8.07.2009

Sanders and Merkley

This week's climate heroes:
This legislation would dedicate 2% of revenues from climate change legislation to fund combined heat and power, waste energy recovery, and district energy projects. Based on various estimates, this could mean roughly between $1 billion and $1.5 billion per year for clean energy infrastructure. The Thermal Energy Efficiency Act would provide 40% of its funding for institutional entities (defined as public or non-profit hospitals, local and state governments, school districts and higher education facilities, tribal governments, municipal utilities, or their designees), 40% for commercial and industrial entities, and 20% to be used in the discretion of the Secretary of Energy to fund institutional entity projects, commercial and industrial projects, or federal facility projects. A match is required of all non-federal applicants, starting at 25% from 2012-2017, and rising to 50% from 2018-2050. The breakdown of how the money would be used is 75% for construction of infrastructure, 15% for planning, engineering, and feasibility studies, and the remaining 10% to be used at the discretion of the Secretary for either infrastructure or planning, depending on the need.

Thermal energy and combined heat and power (CHP) offer a huge opportunity for efficiency and emissions reduction using today’s technology. CHP can be used with a variety of fuel sources, including coal, natural gas, geothermal, biomass, oil, and waste.

According to the Department of Energy, moving from having 9% of our electric power as CHP today to 20% by 2030 would:

* avoid 60% of our projected increase in carbon dioxide emissions (equivalent to taking half of all passenger vehicles in the U.S. today off the road),
* create more than 1 million new jobs, and
* leverage new investments of $234 billion.

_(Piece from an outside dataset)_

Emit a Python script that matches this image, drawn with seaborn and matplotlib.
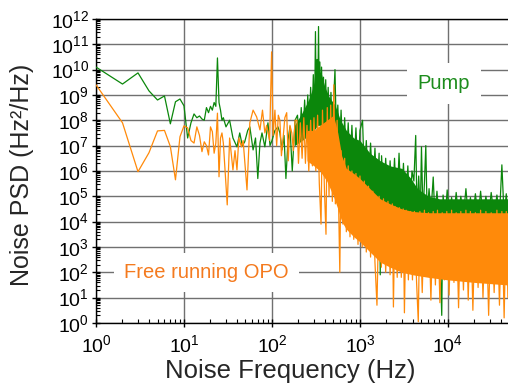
import numpy as np
import matplotlib
matplotlib.use('Agg')
import matplotlib.pyplot as plt
import seaborn as sns
from matplotlib.ticker import LogLocator, NullFormatter, FixedLocator

# values are log10 of the PSD (Hz^2/Hz)
pump_freq = [1, 2, 3, 4, 5, 6, 7, 8, 9, 10, 11, 12, 13, 14, 15, 16, 17, 18, 19, 20,
             21, 22, 23, 24, 25, 26, 27, 28, 30, 33, 36, 40, 43, 46, 49, 53, 56, 61, 65, 69,
             73, 77, 83, 90, 95, 100, 108, 117, 123, 130, 137, 144, 152, 160, 170, 183,
             195, 205, 215, 225, 235, 245, 255, 265, 275, 285, 295, 305, 312, 318, 325, 332,
             338, 344, 350, 358, 366, 375, 385, 395, 408, 420, 435, 450, 468, 485, 505, 520,
             540, 560, 585, 610, 640, 670, 700, 735, 770, 810, 850, 900, 950, 1000, 1070, 1120,
             1180, 1250, 1320, 1400, 1480, 1560, 1650, 1700, 1760, 1860, 1960, 2080, 2200, 2330,
             2470, 2620, 2780, 2950, 3120, 3300, 3500, 3700, 3900, 4100, 4300, 4450, 4650, 4850,
             5000, 5200, 5400, 5600, 5800, 6100, 6400, 6800, 7100, 7500, 7900, 8500, 8800, 9300,
             9800, 10400, 11000, 11700, 12400, 13200, 14000, 15000, 16000, 17000, 18000, 19200,
             20500, 22000, 23500, 25000, 27000, 29000, 31000, 33500, 36000, 38500, 41000, 43500,
             46000, 48000]
pump_log = [10.1, 9.43, 9.87, 9.16, 8.8, 8.96, 7.86, 8.73, 8.84, 8.57, 7.3, 7.9, 8.25, 8.1, 8.17, 8.05, 8.0, 8.5, 8.3, 8.55,
            8.4, 8.7, 8.55, 10.46, 8.7, 8.4, 8.0, 8.1, 7.74, 8.0, 7.3, 6.95, 7.5, 7.0, 7.15, 7.6, 7.74, 6.83, 7.3, 5.7,
            7.1, 7.5, 6.95, 7.9, 7.0, 7.2, 7.6, 7.74, 7.5, 6.83, 7.4, 5.7, 7.2, 7.74, 6.0, 8.0,
            8.2, 7.1, 8.5, 7.3, 8.8, 7.5, 9.0, 7.6, 9.3, 8.0, 9.8, 8.2, 11.5, 8.6, 10.4, 8.8,
            11.7, 9.0, 10.3, 8.5, 10.1, 8.3, 9.7, 8.0, 9.6, 7.7, 9.3, 7.6, 9.1, 7.4, 9.0, 10.0,
            7.2, 8.6, 6.8, 8.4, 6.6, 8.1, 6.3, 7.9, 6.2, 7.8, 6.0, 7.7, 5.9, 7.6, 8.0, 5.8,
            7.2, 5.5, 7.1, 5.2, 6.9, 5.0, 6.7, 1.9, 6.6, 4.8, 6.5, 4.7, 6.4, 4.6,
            6.5, 4.5, 6.7, 4.5, 6.3, 4.4, 6.2, 4.4, 6.0, 5.6, 7.4, 4.4, 5.8, 4.3,
            6.95, 4.3, 5.5, 7.0, 4.3, 5.3, 4.3, 5.76, 4.2, 5.2, 4.2, 0.3, 5.05, 4.2,
            5.25, 4.2, 4.95, 4.2, 5.15, 4.2, 5.0, 4.2, 5.3, 4.2, 4.95, 4.2,
            5.1, 4.2, 5.2, 4.2, 5.0, 4.2, 5.15, 4.2, 5.05, 4.2, 6.24, 4.2,
            5.1, 4.2]

opo_freq = [1, 2, 3, 4, 5, 6, 7, 8, 9, 10, 11, 12, 13, 14, 15, 16, 17, 18, 19, 20,
            21, 22, 23, 24, 25, 26, 27, 28, 31, 33, 36, 38, 40, 42, 45, 47, 52, 56, 61, 67,
            73, 78, 83, 87, 94, 99, 103, 108, 113, 118, 123, 128, 133, 140, 147, 153, 160, 168,
            175, 183, 192, 200, 210, 220, 230, 240, 250, 262, 275, 288, 300, 315, 330, 345,
            361, 375, 395, 411, 425, 445, 465, 485, 505, 525, 550, 575, 590, 610, 640, 670,
            700, 735, 770, 810, 850, 900, 950, 1000, 1060, 1120, 1180, 1250, 1320, 1400, 1480, 1560,
            1650, 1750, 1850, 1960, 2080, 2200, 2330, 2400, 2500, 2650, 2800, 2950, 3100, 3200,
            3350, 3550, 3750, 3950, 4150, 4400, 4600, 4800, 5100, 5400, 5700, 6000, 6400, 6800,
            7200, 7600, 8100, 8600, 9100, 9700, 10300, 11000, 11700, 12400, 13200, 14000, 15000, 16000,
            17000, 18000, 19200, 20500, 22000, 23500, 25000, 27000, 29000, 31000, 33500, 36000, 38500, 41000,
            43500, 46000, 48000]
opo_log = [9.4, 7.9, 5.97, 6.72, 7.58, 7.6, 6.96, 5.65, 7.35, 7.78, 7.7, 7.2, 7.1, 7.74, 7.4, 6.76, 7.15, 7.0, 6.63, 7.74,
           7.55, 6.7, 7.1, 8.28, 5.77, 7.3, 7.5, 7.1, 4.66, 7.3, 6.04, 6.8, 6.04, 7.3, 6.95, 7.2, 5.25, 7.9, 8.4, 8.13,
           7.62, 8.4, 7.5, 7.8, 7.2, 10.7, 7.4, 8.4, 7.0, 8.2, 8.0, 6.6, 7.2, 8.1, 8.3, 6.4, 7.8, 7.5,
           6.8, 8.0, 8.0, 6.3, 7.9, 6.5, 8.1, 6.3, 7.8, 6.0, 8.0, 6.2, 8.1, 6.0, 8.2, 5.5,
           3.9, 8.4, 5.2, 3.5, 8.5, 5.0, 8.6, 4.8, 9.4, 4.7, 8.0, 4.2, 2.0, 6.8, 3.9, 6.5,
           3.6, 6.2, 3.4, 6.0, 3.3, 5.9, 3.1, 5.8, 3.0, 5.6, 2.8, 5.4, 2.6, 5.2, 2.4, 0.7,
           5.0, 2.2, 4.9, 2.0, 4.8, 1.9, 4.7, 0.63, 4.6, 1.8, 4.55, 1.8, 4.5, 0.4,
           4.45, 1.7, 4.4, 1.7, 4.4, 1.6, 0.05, 4.4, 1.2, 4.45, 1.9, 4.35, 0.9, 4.4,
           1.5, 4.45, 0.8, 4.35, 1.7, 4.4, 1.1, 4.45, 1.6, 4.35, 0.6, 4.4, 1.3, 4.45,
           0.9, 4.4, 0.5, 4.35, 1.4, 4.45, 1.0, 4.4, 0.3, 4.35, 1.2, 4.45, 0.7, 4.4,
           0.2, 4.4, 1.0]

# dense parts of the spectra: upper / lower edge of the filled band
pump_band_freq = [180, 220, 260, 300, 330, 360, 400, 450, 520, 600, 700, 850, 1000, 1300, 1700,
                  2200, 3000, 3800, 4500, 6000, 8000, 12000, 20000, 30000, 48000]
pump_band_hi = [7.8, 8.3, 8.8, 9.4, 9.9, 9.9, 9.3, 8.9, 8.6, 8.0, 7.6, 7.3, 7.2, 6.7, 6.4,
                6.2, 6.1, 5.7, 5.3, 5.0, 4.9, 4.9, 4.9, 4.9, 4.9]
pump_band_lo = [7.0, 7.2, 7.4, 7.6, 7.8, 7.8, 7.5, 7.0, 6.6, 6.2, 5.9, 5.7, 5.5, 5.0, 4.7,
                4.5, 4.4, 4.3, 4.3, 4.3, 4.3, 4.3, 4.3, 4.3, 4.3]
opo_band_freq = [250, 300, 350, 420, 500, 560, 620, 700, 850, 1000, 1300, 1700, 2200, 3000,
                 4000, 6000, 10000, 20000, 48000]
opo_band_hi = [7.6, 7.6, 7.8, 8.0, 8.2, 7.5, 6.6, 6.1, 5.9, 5.7, 5.3, 4.9, 4.7, 4.5,
               4.4, 4.35, 4.35, 4.35, 4.35]
opo_band_lo = [6.4, 6.2, 6.0, 5.6, 5.0, 4.5, 4.0, 3.7, 3.4, 3.2, 2.8, 2.4, 2.2, 2.0,
               1.9, 1.8, 1.7, 1.6, 1.5]

x_major = [1, 10, 100, 1000, 10000]

pump_color = '#0b870b'
opo_color = '#ff8a0a'

sns.set_style('ticks')
plt.rcParams['font.family'] = ['Liberation Sans', 'DejaVu Sans']
plt.rcParams['mathtext.fontset'] = 'custom'
plt.rcParams['mathtext.rm'] = 'Liberation Sans'
plt.rcParams['mathtext.it'] = 'Liberation Sans:italic'
plt.rcParams['mathtext.bf'] = 'Liberation Sans:bold'

fig = plt.figure(figsize=(5.08, 3.84), dpi=100)
ax = fig.add_axes([0.189, 0.159, 0.866, 0.7917])

ax.fill_between(pump_band_freq, 10.0 ** np.array(pump_band_lo), 10.0 ** np.array(pump_band_hi),
                color=pump_color, lw=0, zorder=2)
sns.lineplot(x=pump_freq, y=10.0 ** np.array(pump_log), color=pump_color, lw=0.9,
             estimator=None, sort=False, legend=False, ax=ax, zorder=3)
ax.fill_between(opo_band_freq, 10.0 ** np.array(opo_band_lo), 10.0 ** np.array(opo_band_hi),
                color=opo_color, lw=0, zorder=4)
sns.lineplot(x=opo_freq, y=10.0 ** np.array(opo_log), color=opo_color, lw=0.9,
             estimator=None, sort=False, legend=False, ax=ax, zorder=5)

ax.set_xscale('log')
ax.set_yscale('log')
ax.set_xlim(1, 1e5)
ax.set_ylim(1, 1e12)
ax.xaxis.set_major_locator(FixedLocator(x_major))
ax.yaxis.set_major_locator(LogLocator(base=10, numticks=20))
ax.xaxis.set_minor_locator(LogLocator(base=10, subs=np.arange(2, 10), numticks=20))
ax.yaxis.set_minor_locator(LogLocator(base=10, subs=np.arange(2, 10), numticks=20))
ax.xaxis.set_minor_formatter(NullFormatter())
ax.yaxis.set_minor_formatter(NullFormatter())

ax.grid(True, which='major', color='#707070', lw=1)
ax.set_axisbelow(True)
for s in ax.spines.values():
    s.set_color('black')
    s.set_linewidth(1)
ax.tick_params(which='major', direction='inout', length=6, width=1, labelsize=14,
               colors='black', pad=2)
ax.tick_params(axis='x', which='major', pad=5)
ax.tick_params(which='minor', direction='in', length=3, width=0.8, colors='black')

ax.set_xlabel('Noise Frequency (Hz)', fontsize=18.5)
ax.set_ylabel('Noise PSD (Hz²/Hz)', fontsize=18)
ax.xaxis.set_label_coords(0.441, -0.12)
ax.yaxis.set_label_coords(-0.14, 0.487)

ax.text(9000, 10 ** 9.45, 'Pump', color='#1c8c1c', fontsize=14.5, ha='center', va='center',
        zorder=6, bbox=dict(boxstyle='square,pad=0.55', facecolor='white', edgecolor='none'))
ax.text(18, 10 ** 2.0, 'Free running OPO', color='#f47a1e', fontsize=14.5, ha='center',
        va='center', zorder=6,
        bbox=dict(boxstyle='square,pad=0.5', facecolor='white', edgecolor='none'))

fig.savefig('out.png', dpi=100)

In order to achieve this, however, we need to increase long-term funding support for these systems. DOE has a stimulus-related funding application for $156 million for CHP, waste energy, and district energy. They have received 359 applications for projects valued at $9.2 billion. This represents a 25 to 1 ratio in terms of funding need to federal funding available. Based on the federal match, this shows that additional federal funding could leverage billions in state, local, and private sector dollars if more federal funding was available.
Lose less money by reusing the heat, and save the environment. This is probably the most significant step forward I've seen in a long time. $156 million is available, and pent-up demand for $9.2 billion is out there? Cash for Clunkers step aside!